— Start TASK DATA —

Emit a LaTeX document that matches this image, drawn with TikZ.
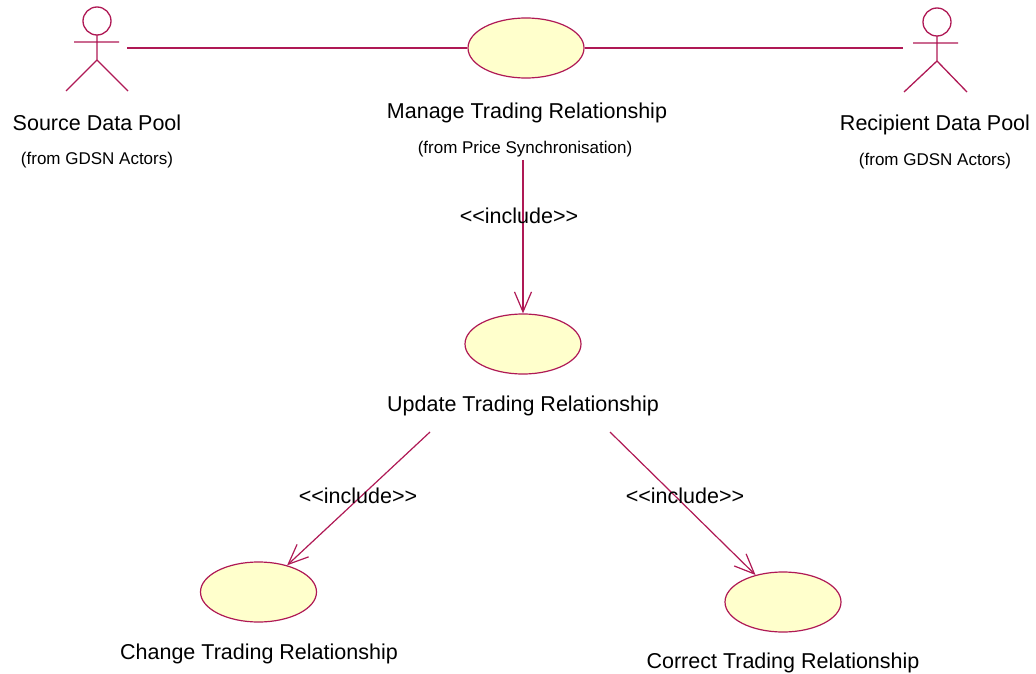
\documentclass[tikz,border=0pt]{standalone}
\usepackage{fontspec}
\setmainfont{Liberation Sans}
\usetikzlibrary{shapes.geometric,arrows.meta}
\definecolor{umlline}{RGB}{175,25,85}
\definecolor{umlfill}{RGB}{255,255,204}
\newcommand{\inclabel}{<\kern0pt<include>\kern0pt>}

\begin{document}
\begin{tikzpicture}[x=1pt,y=-1pt,
		usecase/.style={ellipse,draw=umlline,fill=umlfill,line width=1.2pt,minimum width=116pt,minimum height=60pt,inner sep=0pt},
		stick/.style={draw=umlline,line width=1.3pt},
		big/.style={font=\fontsize{21.5}{24}\selectfont,inner sep=0pt},
		small/.style={font=\fontsize{17}{20}\selectfont,inner sep=0pt},
		incl/.style={-{Straight Barb[length=20pt,width=17pt]},draw=umlline,line width=1.2pt}]
		\useasboundingbox (0,0) rectangle (1036,674);
		% Acteur source
		\draw[stick] (97,21) circle[radius=14pt];
		\draw[stick] (97,35) -- (97,60) (74,42) -- (119,42) (66,91) -- (97,60) -- (128,91);
		\coordinate (srcArm) at (127,48);
		\node[big] (srcName) at (97,123) {Source Data Pool};
		\node[small] (srcFrom) at (97,160) {(from GDSN Actors)};
		% Acteur destinataire
		\draw[stick] (937,22) circle[radius=14pt];
		\draw[stick] (937,36) -- (937,61) (913,43) -- (958,43) (904,92) -- (937,61) -- (967,92);
		\coordinate (recArm) at (903,48);
		\node[big] (recName) at (935,125) {Recipient Data Pool};
		\node[small] (recFrom) at (935,161) {(from GDSN Actors)};
		% Cas d'utilisation
		\node[usecase] (manage) at (526,48) {};
		\node[big] (manageName) at (527,113) {Manage Trading Relationship};
		\node[small] (manageFrom) at (525,149) {(from Price Synchronisation)};
		\node[usecase] (update) at (523,344) {};
		\node[big] (updateName) at (523,406) {Update Trading Relationship};
		\node[usecase] (change) at (258.5,592) {};
		\node[big] (changeName) at (259,654) {Change Trading Relationship};
		\node[usecase] (correct) at (783,602) {};
		\node[big] (correctName) at (783,663) {Correct Trading Relationship};
		% Associations
		\draw[stick] (srcArm) -- (manage.west);
		\draw[stick] (manage.east) -- (recArm);
		% Inclusions
		\coordinate (manageFoot) at (523,160);
		\coordinate (updateLeft) at (430,432);
		\coordinate (updateRight) at (610,432);
		\draw[incl] (manageFoot) -- (update.north);
		\draw[incl] (updateLeft) -- (change);
		\draw[incl] (updateRight) -- (correct);
		\node[big] (inclTop) at (519,216) {\inclabel};
		\node[big] (inclLeft) at (358,496) {\inclabel};
		\node[big] (inclRight) at (685,496) {\inclabel};
\end{tikzpicture}
\end{document}
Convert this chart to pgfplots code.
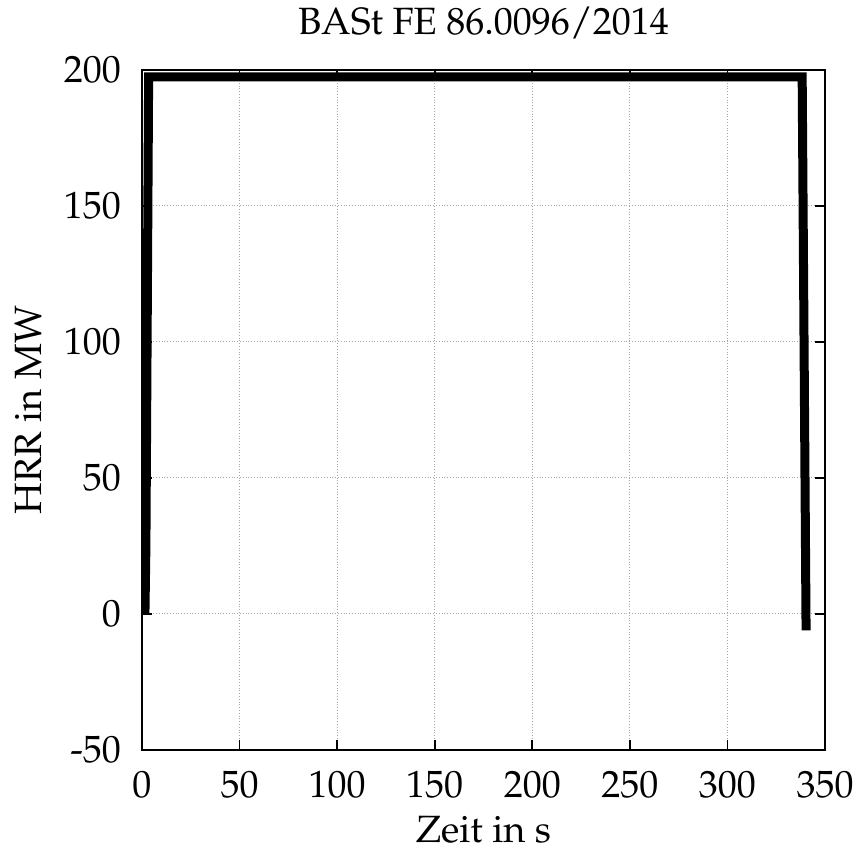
\documentclass[border=0pt]{standalone}
\usepackage[T1]{fontenc}
\usepackage{mathpazo}
\usepackage{pgfplots}
\pgfplotsset{compat=1.18}

\begin{document}
\begin{tikzpicture}
\fontsize{19}{23}\selectfont
\begin{axis}[
  scale only axis,
  width=341.5pt, height=340pt,
  xmin=0, xmax=350, ymin=-50, ymax=200,
  xtick={0,50,...,350},
  xticklabels={0,50,100,150,200,250,300,350},
  ytick={-50,0,...,200},
  yticklabels={-50,0,50,100,150,200},
  tick align=inside,
  major tick length=5pt,
  tick style={line width=0.8pt, black},
  axis line style={line width=1pt},
  grid=major,
  major grid style={densely dotted, gray!70, line width=0.5pt},
  title={BASt FE 86.0096/2014},
  title style={yshift=3pt},
  xlabel={Zeit in s},
  ylabel={HRR in MW},
  xlabel style={yshift=4pt},
  ylabel style={yshift=-1.5pt},
  xticklabel style={yshift=-4pt},
  yticklabel style={xshift=-4pt},
  every axis label/.append style={font=\fontsize{19}{23}\selectfont},
  ticklabel style={font=\fontsize{19}{23}\selectfont},
]
\addplot[black, line width=4.5pt, line join=miter, line cap=butt] coordinates {
  (1.5,0) (2.0,25) (3.4,197.5) (60,197.5) (150,197.5) (250,197.5) (338.3,197.5) (340.3,-6)
};
\end{axis}
\pgfresetboundingbox
\path (current axis.south west) ++(-71pt,-52.5pt) rectangle ([shift={(14.5pt,35pt)}]current axis.north east);
\end{tikzpicture}
\end{document}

— End TASK DATA —

- _STATED PROBLEM_: Your answer should be a single number: how many lines in the data above include "this"?

- _WRITTEN ANSWER_: 2